Summary and Analysis Section 5
New Characters
The town ladies: A group of women from the town are the first to arrive at Miss Emily’s house following her death, and they are the last to see Tobe.
Summary
When news of Miss Emily’s death spreads, a group of ladies from the town arrives at Miss Emily’s door and is briefly greeted by Tobe, who lets them in and immediately proceeds to walk out the back door, never to be seen again. A funeral is held two days later, with several of the men wearing their newly brushed Confederate uniforms.
After Miss Emily is placed “decently in the ground,” a room above the stairs at Miss Emily’s, which had not been opened for years, is forced open. An “acrid pall as of the tomb” seems to lie on everything in the room, including “upon the delicate array of crystal and the man’s toilet things backed with tarnished silver, silver so tarnished that the monogram was obscured,” as well as upon a man’s suit of clothes.
On the bed is “the man himself,” with a “profound and fleshless grin.” Although never mentioned by name, the fleshless skeleton, in the position of an endless embrace, is that of Homer Barron. Next to his head is a second pillow with the “indentation of another head,” and on it is a “long strand of iron-gray hair.”
Analysis
With Miss Emily’s death, despite the many generations that had come and gone in the town, the town members continue to act decorously with respect to the rites of death. At Miss Emily’s death, just as they had done at her father’s, the town’s ladies call on the house. Tobe’s immediate departure offers yet another ominous hint of things yet to transpire.

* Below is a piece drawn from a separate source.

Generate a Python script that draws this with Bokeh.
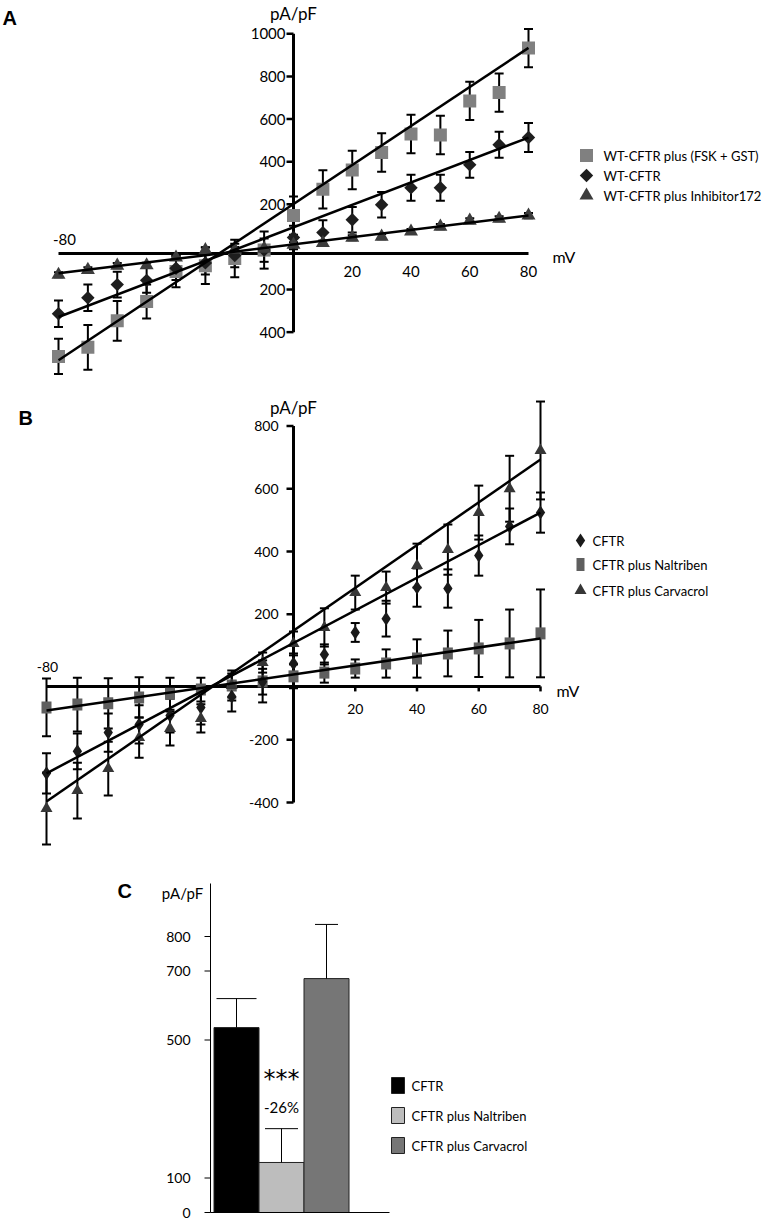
import numpy as np
from bokeh.plotting import figure
from bokeh.models import Range1d
from bokeh.core.properties import value
from bokeh.embed import file_html
from bokeh.resources import INLINE

# ---------------- data ----------------
mV = [-80, -70, -60, -50, -40, -30, -20, -10, 0, 10, 20, 30, 40, 50, 60, 70, 80]

# Panel A
A_names = ["WT-CFTR plus (FSK + GST)", "WT-CFTR", "WT-CFTR plus Inhibitor172"]
A_fsk = [-514, -471, -347, -256, -116, -88, -54, -15, 147, 270, 361, 443, 530, 525, 685, 724, 933]
A_fsk_err = [83, 105, 93, 80, 73, 86, 88, 87, 90, 90, 90, 90, 90, 90, 90, 90, 90]
A_wt = [-314, -239, -177, -157, -100, -75, -40, -15, 44, 67, 127, 198, 278, 278, 385, 479, 513]
A_wt_err = [62, 62, 60, 58, 55, 55, 55, 55, 55, 58, 60, 60, 61, 61, 60, 61, 68]
A_inh = [-131, -108, -88, -86, -50, -15, -13, -8, 10, 18, 43, 48, 72, 95, 123, 132, 147]
A_inh_err = [12, 12, 12, 12, 12, 12, 12, 12, 12, 12, 12, 12, 12, 12, 12, 12, 12]
A_fit_x = [-80, 80]
A_fit_fsk = [-532, 934]
A_fit_wt = [-329, 513]
A_fit_inh = [-124, 147]
A_yticks = [1000, 800, 600, 400, 200, -200, -400]
A_ytick_labels = ["1000", "800", "600", "400", "200", "200", "400"]
A_xticks = [20, 40, 60, 80]
A_xtick_labels = ["20", "40", "60", "80"]
A_xaxis_at = -31

# Panel B
B_names = ["CFTR", "CFTR plus Naltriben", "CFTR plus Carvacrol"]
B_cftr = [-307, -237, -177, -151, -123, -97, -62, -15, 43, 72, 142, 186, 285, 282, 387, 480, 524]
B_cftr_err = [64, 57, 61, 61, 54, 54, 48, 41, 32, 32, 30, 57, 61, 61, 64, 57, 64]
B_nal = [-97, -88, -84, -65, -53, -40, -27, -14, 2, 14, 27, 43, 59, 75, 91, 107, 139]
B_nal_err = [92, 86, 80, 64, 51, 38, 48, 67, 38, 32, 29, 45, 61, 73, 91, 108, 140]
B_carv = [-419, -362, -292, -193, -164, -132, -27, 46, 107, 158, 269, 285, 355, 406, 524, 600, 722]
B_carv_err = [115, 89, 86, 64, 54, 45, 38, 32, 38, 61, 54, 51, 70, 80, 86, 105, 156]
B_fit_x = [-80, 80]
B_fit_cftr = [-307, 524]
B_fit_nal = [-107, 123]
B_fit_carv = [-397, 693]
B_yticks = [800, 600, 400, 200, -200, -400]
B_ytick_labels = ["800", "600", "400", "200", "-200", "-400"]
B_xticks = [20, 40, 60, 80]
B_xtick_labels = ["20", "40", "60", "80"]
B_xaxis_at = -30

# Panel C
C_names = ["CFTR", "CFTR plus Naltriben", "CFTR plus Carvacrol"]
C_vals = [536, 145, 678]
C_err = [84, 98, 157]
C_yticks = [0, 100, 500, 700, 800]
C_ytick_labels = ["0", "100", "500", "700", "800"]
C_sig = "***"
C_pct = "-26%"

# ---------------- layout helpers ----------------
W, H, M = 767, 1221, 0
FONT = "Lato"


def make_x(v1, p1, v2, p2):
    s = (p2 - p1) / (v2 - v1)
    start = v1 - (p1 - M) / s
    return Range1d(start=start, end=start + W / s), s


def make_y(v1, p1, v2, p2):
    s = (p1 - p2) / (v2 - v1)
    end = v1 + (p1 - M) / s
    return Range1d(start=end - H / s, end=end), s


xA, sxA = make_x(0, 293, 80, 528)
yA, syA = make_y(0, 246.4, 1000, 33.3)
xB, sxB = make_x(0, 293, 80, 540)
yB, syB = make_y(-400, 802, 800, 425.5)
xC, sxC = make_x(0, 236, 1, 281)
yC, syC = make_y(0, 1212, 800, 936)

R = {"A": (xA, sxA, yA, syA), "B": (xB, sxB, yB, syB), "C": (xC, sxC, yC, syC)}


def pos(panel, px, py):
    xr, sx, yr, sy = R[panel]
    return xr.start + (px - M) / sx, yr.end - (py - M) / sy


def kw(panel):
    return dict(x_range_name="x" + panel, y_range_name="y" + panel)


p = figure(width=W, height=H, output_backend="svg", toolbar_location=None,
           x_axis_type=None, y_axis_type=None,
           x_range=Range1d(0, W), y_range=Range1d(0, H), min_border=0)
p.outline_line_color = None
p.background_fill_color = "white"
p.extra_x_ranges = {"xA": xA, "xB": xB, "xC": xC}
p.extra_y_ranges = {"yA": yA, "yB": yB, "yC": yC}


def txt(panel, xs, ys, texts, size, align="left", baseline="middle", xo=0, yo=0,
        font=FONT, style="normal", color="black"):
    p.text(x=list(xs), y=list(ys), text=list(texts), text_font=value(font),
           text_font_size=f"{size}px", text_align=align, text_baseline=baseline,
           x_offset=xo, y_offset=yo, text_font_style=style, text_color=color, **kw(panel))


def errbars(panel, x, y, e, cap=9, lw=2):
    y = np.array(y, dtype=float)
    e = np.array(e, dtype=float)
    p.segment(x0=x, y0=y - e, x1=x, y1=y + e, line_color="black", line_width=lw, **kw(panel))
    p.scatter(x=list(x) + list(x), y=list(y - e) + list(y + e), marker="dash", size=cap,
              line_color="black", line_width=lw, **kw(panel))


# ================= Panel A =================
p.segment(x0=[-80], y0=[A_xaxis_at], x1=[80], y1=[A_xaxis_at], line_color="black", line_width=3, **kw("A"))
p.segment(x0=[0], y0=[-400], x1=[0], y1=[1000], line_color="black", line_width=3, **kw("A"))
tA = 7 / sxA
p.segment(x0=[-tA] * len(A_yticks), y0=A_yticks, x1=[0] * len(A_yticks), y1=A_yticks,
          line_color="black", line_width=2.5, **kw("A"))
txt("A", [0] * len(A_yticks), A_yticks, A_ytick_labels, 15, align="right", xo=-8)
txt("A", A_xticks, [A_xaxis_at] * len(A_xticks), A_xtick_labels, 15, align="center", yo=18)
txt("A", [-80], [A_xaxis_at], ["-80"], 15, align="center", xo=6, yo=-14)
txt("A", [80], [A_xaxis_at], ["mV"], 16, align="left", xo=24, yo=3)
txt("A", [0], [1000], ["pA/pF"], 17, align="center", yo=-20)

errbars("A", mV, A_fsk, A_fsk_err)
errbars("A", mV, A_wt, A_wt_err)
errbars("A", mV, A_inh, A_inh_err)
p.scatter(mV, A_fsk, marker="square", size=13, fill_color="#808080", line_color=None, **kw("A"))
p.scatter(mV, A_wt, marker="square", angle=np.pi / 4, size=9.5, fill_color="#1e1e1e", line_color=None, **kw("A"))
p.scatter(mV, A_inh, marker="triangle", size=14, fill_color="#3c3c3c", line_color=None, **kw("A"))
for fy in (A_fit_fsk, A_fit_wt, A_fit_inh):
    p.line(A_fit_x, fy, line_color="black", line_width=2.5, **kw("A"))

lx, _ = pos("A", 586, 0)
ly = [pos("A", 0, py)[1] for py in (155, 175, 195)]
tx, _ = pos("A", 603, 0)
p.scatter([lx], [ly[0]], marker="square", size=13, fill_color="#808080", line_color=None, **kw("A"))
p.scatter([lx], [ly[1]], marker="square", angle=np.pi / 4, size=9.5, fill_color="#1e1e1e", line_color=None, **kw("A"))
p.scatter([lx], [ly[2]], marker="triangle", size=14, fill_color="#3c3c3c", line_color=None, **kw("A"))
txt("A", [tx] * 3, ly, A_names, 13)

ax, ay = pos("A", 2, 17)
txt("A", [ax], [ay], ["A"], 20, font="Liberation Sans", style="bold")

# ================= Panel B =================
p.segment(x0=[-80], y0=[B_xaxis_at], x1=[80], y1=[B_xaxis_at], line_color="black", line_width=3, **kw("B"))
p.segment(x0=[0], y0=[-400], x1=[0], y1=[800], line_color="black", line_width=3, **kw("B"))
tB = 7 / sxB
p.segment(x0=[-tB] * len(B_yticks), y0=B_yticks, x1=[0] * len(B_yticks), y1=B_yticks,
          line_color="black", line_width=2.5, **kw("B"))
tBy = 5 / syB
p.segment(x0=B_xticks, y0=[B_xaxis_at] * 4, x1=B_xticks, y1=[B_xaxis_at - tBy] * 4,
          line_color="black", line_width=2.5, **kw("B"))
txt("B", [0] * len(B_yticks), B_yticks, B_ytick_labels, 14, align="right", xo=-15)
txt("B", B_xticks, [B_xaxis_at] * len(B_xticks), B_xtick_labels, 14, align="center", yo=23)
txt("B", [-80], [B_xaxis_at], ["-80"], 14, align="center", xo=1, yo=-19)
txt("B", [80], [B_xaxis_at], ["mV"], 16, align="left", xo=16, yo=4)
txt("B", [0], [800], ["pA/pF"], 17, align="center", yo=-19)

errbars("B", mV, B_nal, B_nal_err)
errbars("B", mV, B_cftr, B_cftr_err)
errbars("B", mV, B_carv, B_carv_err)
p.rect(mV, B_nal, width=10, height=12, width_units="screen", height_units="screen",
       fill_color="#5f5f5f", line_color=None, **kw("B"))
p.scatter(mV, B_cftr, marker="diamond", size=14, fill_color="#1a1a1a", line_color=None, **kw("B"))
p.scatter(mV, B_carv, marker="triangle", size=12, fill_color="#363636", line_color=None, **kw("B"))
for fy in (B_fit_cftr, B_fit_nal, B_fit_carv):
    p.line(B_fit_x, fy, line_color="black", line_width=2.5, **kw("B"))

lx, _ = pos("B", 580, 0)
ly = [pos("B", 0, py)[1] for py in (540, 564, 590)]
tx, _ = pos("B", 592, 0)
p.scatter([lx], [ly[0]], marker="diamond", size=14, fill_color="#1a1a1a", line_color=None, **kw("B"))
p.rect([lx], [ly[1]], width=8, height=13, width_units="screen", height_units="screen",
       fill_color="#5f5f5f", line_color=None, **kw("B"))
p.scatter([lx], [ly[2]], marker="triangle", size=12, fill_color="#363636", line_color=None, **kw("B"))
txt("B", [tx] * 3, ly, B_names, 13)

bx, by = pos("B", 18, 417)
txt("B", [bx], [by], ["B"], 20, font="Liberation Sans", style="bold")

# ================= Panel C =================
C_colors = ["#000000", "#bdbdbd", "#767676"]
cx = [0, 1, 2]
axis_x, _ = pos("C", 210, 0)
_, top_y = pos("C", 0, 883)
right_x, _ = pos("C", 389, 0)
p.vbar(x=cx, top=C_vals, bottom=0, width=1.0, fill_color=C_colors, line_color="#222222", line_width=1, **kw("C"))
ce = np.array(C_err, dtype=float)
cv = np.array(C_vals, dtype=float)
p.segment(x0=cx, y0=cv, x1=cx, y1=cv + ce, line_color="black", line_width=1, **kw("C"))
p.scatter(x=cx, y=cv + ce, marker="dash", size=[40, 33, 23], line_color="black", line_width=1, **kw("C"))

p.segment(x0=[axis_x], y0=[0], x1=[axis_x], y1=[top_y], line_color="black", line_width=1, **kw("C"))
p.segment(x0=[axis_x], y0=[0], x1=[right_x], y1=[0], line_color="black", line_width=1, **kw("C"))
tC = 6 / sxC
p.segment(x0=[axis_x - tC] * len(C_yticks), y0=C_yticks, x1=[axis_x] * len(C_yticks), y1=C_yticks,
          line_color="black", line_width=1, **kw("C"))
txt("C", [axis_x] * len(C_yticks), C_yticks, C_ytick_labels, 14, align="right", xo=-20)
plx, ply = pos("C", 182, 892)
txt("C", [plx], [ply], ["pA/pF"], 15, align="center")
txt("C", [1], [C_vals[1] + C_err[1]], [C_sig], 24, align="center", yo=-50, font="DejaVu Sans")
txt("C", [1], [C_vals[1] + C_err[1]], [C_pct], 15, align="center", yo=-22)

lx, _ = pos("C", 397.5, 0)
ly = [pos("C", 0, py)[1] for py in (1085, 1115, 1145)]
tx, _ = pos("C", 411, 0)
p.rect([lx] * 3, ly, width=13, height=16, width_units="screen", height_units="screen",
       fill_color=C_colors, line_color="#222222", line_width=1, **kw("C"))
txt("C", [tx] * 3, ly, C_names, 13)

ccx, ccy = pos("C", 117, 890)
txt("C", [ccx], [ccy], ["C"], 20, font="Liberation Sans", style="bold")

open("out.html", "w").write(file_html(p, INLINE))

The town’s preoccupation/obsession with Miss Emily is further evidenced by the fact that the town had always known that “there was a room in that region above the stairs [in Miss Emily’s house] which no one had seen in forty years.” What other person, or what other house, in the town had ever received this much attention?
The conclusion to “A Rose for Emily” provides the story with the gothic-like twist that has been hinted at since the early stages of the story. With the conclusion, all the questions that the town has ever had over the years have been answered. What had happened to the man’s toiletry set and suit? What ever happened to Homer Barron? What was the “dear, inescapable, impervious, tranquil, and perverse” Miss Emily doing on her own all those years?

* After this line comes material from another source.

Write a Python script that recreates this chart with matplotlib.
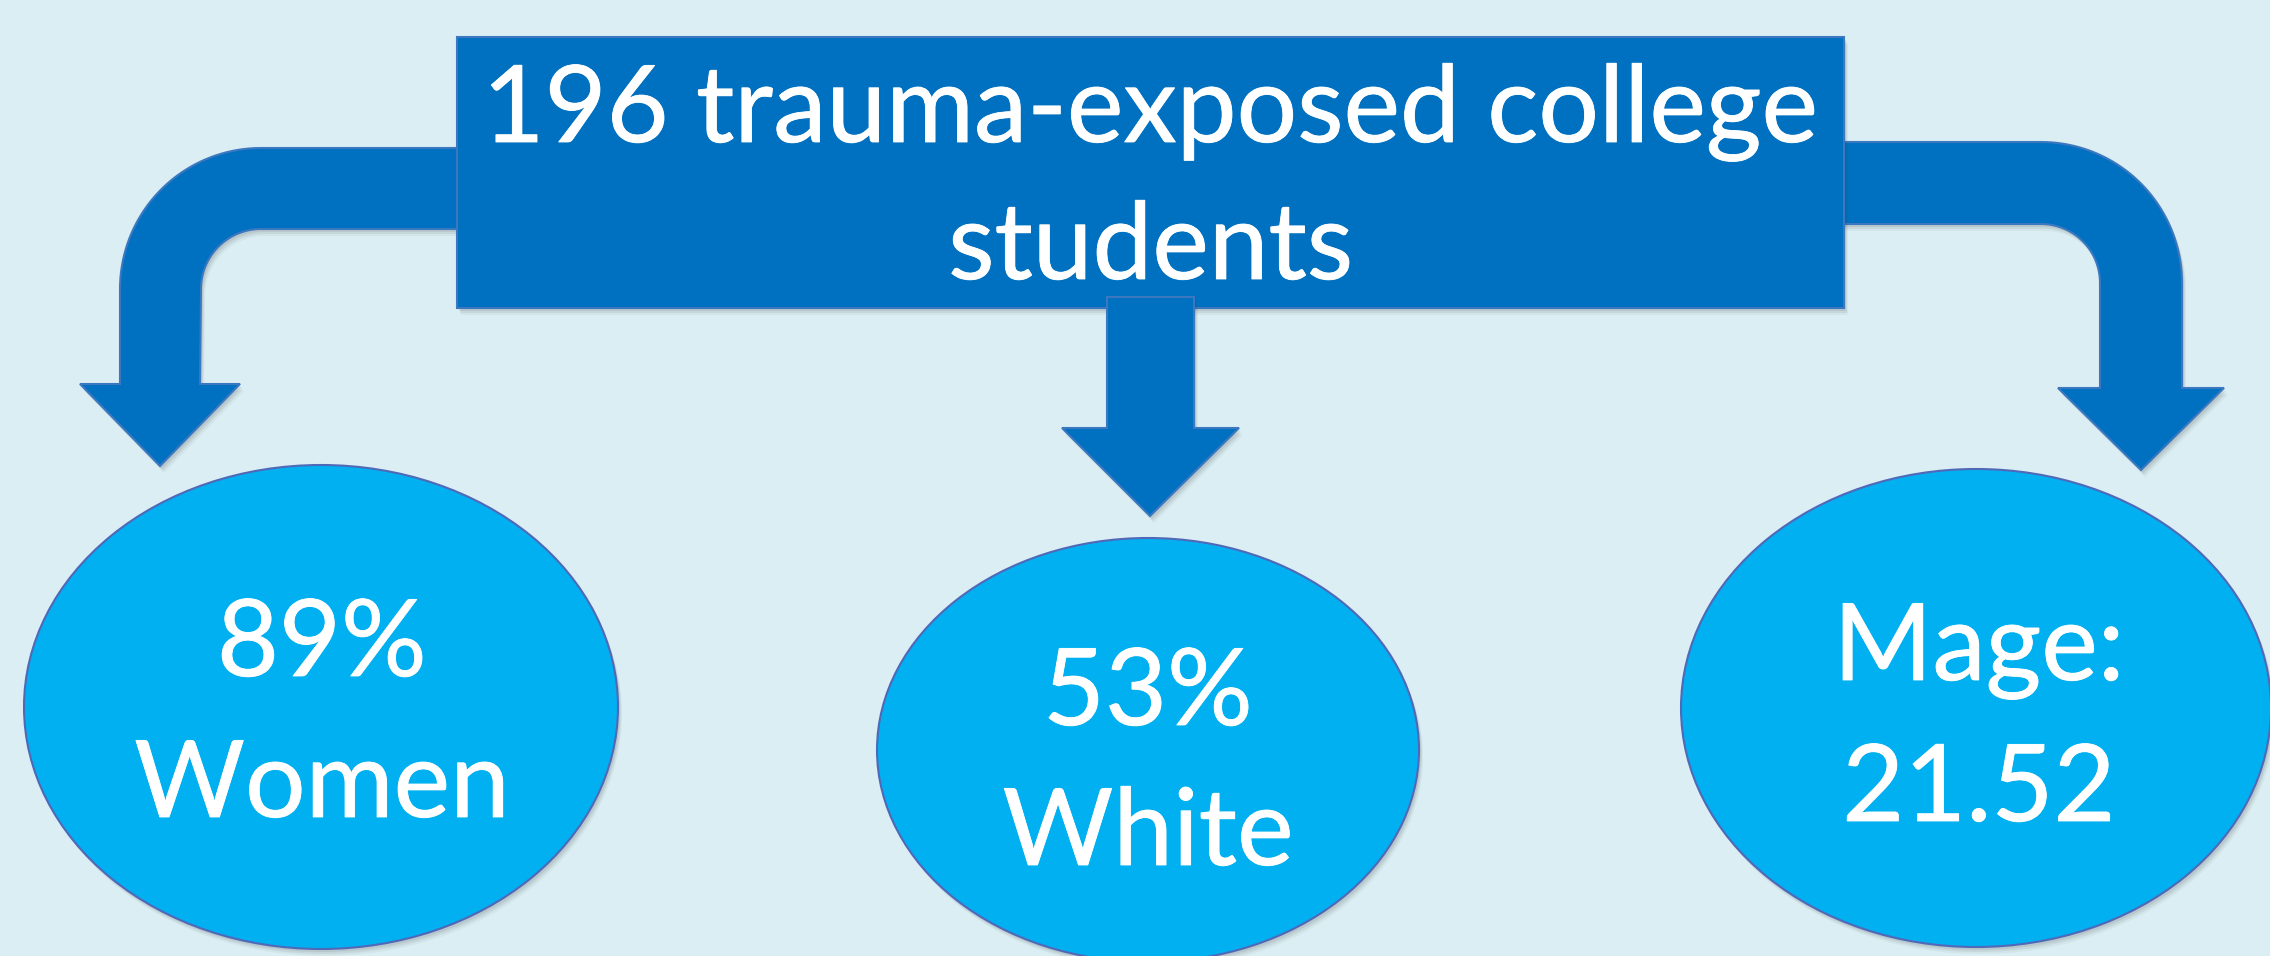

With the ending, Faulkner also forces the reader to reexamine the narration from the very beginning for the continual hints of Barron’s fate that he offers. For example, Faulkner describes Miss Emily by her “skeleton” in section 1; he refers to “the smell” in section 3; in section 3, the arsenic appears; and in section 4, the mention of “the last we saw of Homer Barron” is juxtaposed with the narrator’s recollection of the sprinkling of the lime. Each of these moments in the story gains greater relevancy with the ending.

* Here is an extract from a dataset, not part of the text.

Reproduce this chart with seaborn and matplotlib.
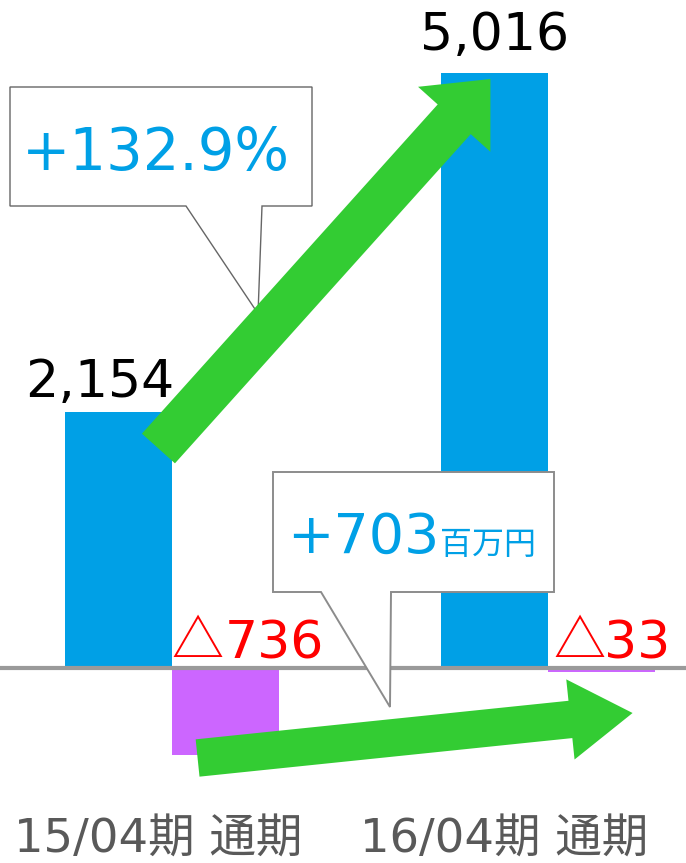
import matplotlib
matplotlib.use("Agg")
import matplotlib.pyplot as plt
import matplotlib.transforms as mtransforms
from matplotlib.patches import Polygon
import seaborn as sns
import pandas as pd

# ---- data ----
periods = ["15/04期 通期", "16/04期 通期"]
series = ["売上高", "営業利益"]
revenue = [2154, 5016]
profit = [-736, -33]
revenue_labels = ["2,154", "5,016"]
profit_labels = ["△736", "△33"]
growth_label = "+132.9%"
change_label = "+703"
change_unit = "百万円"

BLUE = "#00A0E6"
PURPLE = "#CC66FF"
GREEN = "#33CC33"
RED = "#FF0000"

sns.set_theme(style="white")
plt.rcParams['font.family'] = ['DejaVu Sans', 'Noto Sans CJK JP']

W, H = 686, 863
fig = plt.figure(figsize=(W / 100, H / 100), dpi=100)
AX_BOTTOM = 63
ax = fig.add_axes([0, AX_BOTTOM / H, 1, (H - AX_BOTTOM) / H])

df = pd.DataFrame({
    "period": periods * 2,
    "series": [series[0]] * len(periods) + [series[1]] * len(periods),
    "value": revenue + profit,
})
sns.barplot(data=df, x="period", y="value", hue="series", order=periods,
            hue_order=series, palette={series[0]: BLUE, series[1]: PURPLE},
            width=0.57, linewidth=0, saturation=1, legend=False, ax=ax,
            zorder=2)

# scale: pixels per unit
k = 595 / 5016
base_from_bottom = (H - 668) - AX_BOTTOM
ax.set_ylim(-base_from_bottom / k, ((H - AX_BOTTOM) - base_from_bottom) / k)
ax.set_xlim(-172 / 376, (W - 172) / 376)
ax.axhline(0, color="#9A9A9A", lw=3.0, zorder=3)

for s in ax.spines.values():
    s.set_visible(False)
ax.set_yticks([])
ax.set_xlabel("")
ax.set_ylabel("")
ax.set_xticks([(158 - 172) / 376, (504 - 172) / 376], periods)
ax.tick_params(axis="x", length=0, pad=13, labelsize=33.5, labelcolor="#595959")

ident = mtransforms.IdentityTransform()

def disp(x, y):
    return ax.transData.transform((x, y))

rev_bars = list(ax.containers[0])
prof_bars = list(ax.containers[1])

# value labels
rev_off = [(-19, 15), (0, 23)]
for rect, lab, (dx, dy) in zip(rev_bars, revenue_labels, rev_off):
    cx = rect.get_x() + rect.get_width() / 2
    ax.annotate(lab, (cx, rect.get_height()), xytext=(dx, dy),
                textcoords="offset pixels", ha="center", va="baseline",
                fontsize=37.5, color="black", zorder=6)

# negative labels: full-width triangle from the CJK font, digits in DejaVu
tri_dx = [52, 58]
num_dx = [53, 56]
for rect, lab, tdx, ndx in zip(prof_bars, profit_labels, tri_dx, num_dx):
    x0 = rect.get_x()
    ax.annotate(lab[0], (x0, 0), xytext=(tdx, 10), textcoords="offset pixels",
                ha="right", va="baseline", fontsize=37.5, color=RED, zorder=6,
                family=['Noto Sans CJK JP', 'DejaVu Sans'])
    ax.annotate(lab[1:], (x0, 0), xytext=(ndx, 10), textcoords="offset pixels",
                ha="left", va="baseline", fontsize=37.5, color=RED, zorder=6)

# arrows (display pixel coords derived from bar positions)
r1, r2 = rev_bars
p1, p2 = prof_bars
t1 = disp(r1.get_x() + r1.get_width() / 2, r1.get_height()) + [40, -36]
h1 = disp(r2.get_x() + r2.get_width() / 2, r2.get_height()) + [-4, -6]
ax.annotate("", xy=h1, xytext=t1, xycoords=ident, textcoords=ident,
            arrowprops=dict(arrowstyle="simple,head_length=39,head_width=70,tail_width=32",
                            mutation_scale=1, fc=GREEN, ec="none", lw=0,
                            shrinkA=0, shrinkB=0), zorder=5)

t2 = disp(p1.get_x() + p1.get_width() / 2, 0) + [-28, -90]
h2 = disp(p2.get_x() + p2.get_width() / 2, 0) + [31, -45]
ax.annotate("", xy=h2, xytext=t2, xycoords=ident, textcoords=ident,
            arrowprops=dict(arrowstyle="simple,head_length=45,head_width=58,tail_width=27",
                            mutation_scale=1, fc=GREEN, ec="none", lw=0,
                            shrinkA=0, shrinkB=0), zorder=5)

def P(x, y):
    return (x, H - y)

# callout 1: tail tip touches upper edge of arrow 1
frac = 0.30
tip1 = t1 + frac * (h1 - t1)
tip1 = (tip1[0], tip1[1] + 24)
box1 = [P(10, 87), P(312, 87), P(312, 206), P(262, 206), tip1, P(186, 206), P(10, 206)]
ax.add_patch(Polygon(box1, closed=True, transform=ident, fc="white",
                     ec="#666666", lw=1.0, zorder=4, clip_on=False))
fig.text(156 / W, 1 - 170 / H, growth_label, ha="center", va="baseline",
         fontsize=41.5, color=BLUE, zorder=7)

box2 = [P(273, 472), P(554, 472), P(554, 592), P(391, 592), P(390, 707),
        P(321, 592), P(273, 592)]
ax.add_patch(Polygon(box2, closed=True, transform=ident, fc="white",
                     ec="#8C8C8C", lw=1.4, zorder=4, clip_on=False))
fig.text(287 / W, 1 - 553 / H, change_label, ha="left", va="baseline",
         fontsize=40, color=BLUE, zorder=7)
fig.text(440 / W, 1 - 554 / H, change_unit, ha="left", va="baseline",
         fontsize=23, color=BLUE, zorder=7)

fig.savefig("out.png", dpi=100)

There is little about “A Rose for Emily” that is not calculated. Faulkner has created a story replete with all the hints a literary detective would need that ultimately point to the inevitable conclusion to which the story leads—the death of Homer Barron at the hands of Miss Emily. But the real story lies not in the facts of the death; the true literary detective work comes with respect to uncovering the motives behind Miss Emily’s actions. Was Miss Emily merely crazy? Does Faulkner offer the reader hints of abuse at the hands of her father that could explain her actions, or are there other reasons for them? The numerous possible answers to those questions give “A Rose for Emily” its strength and beauty.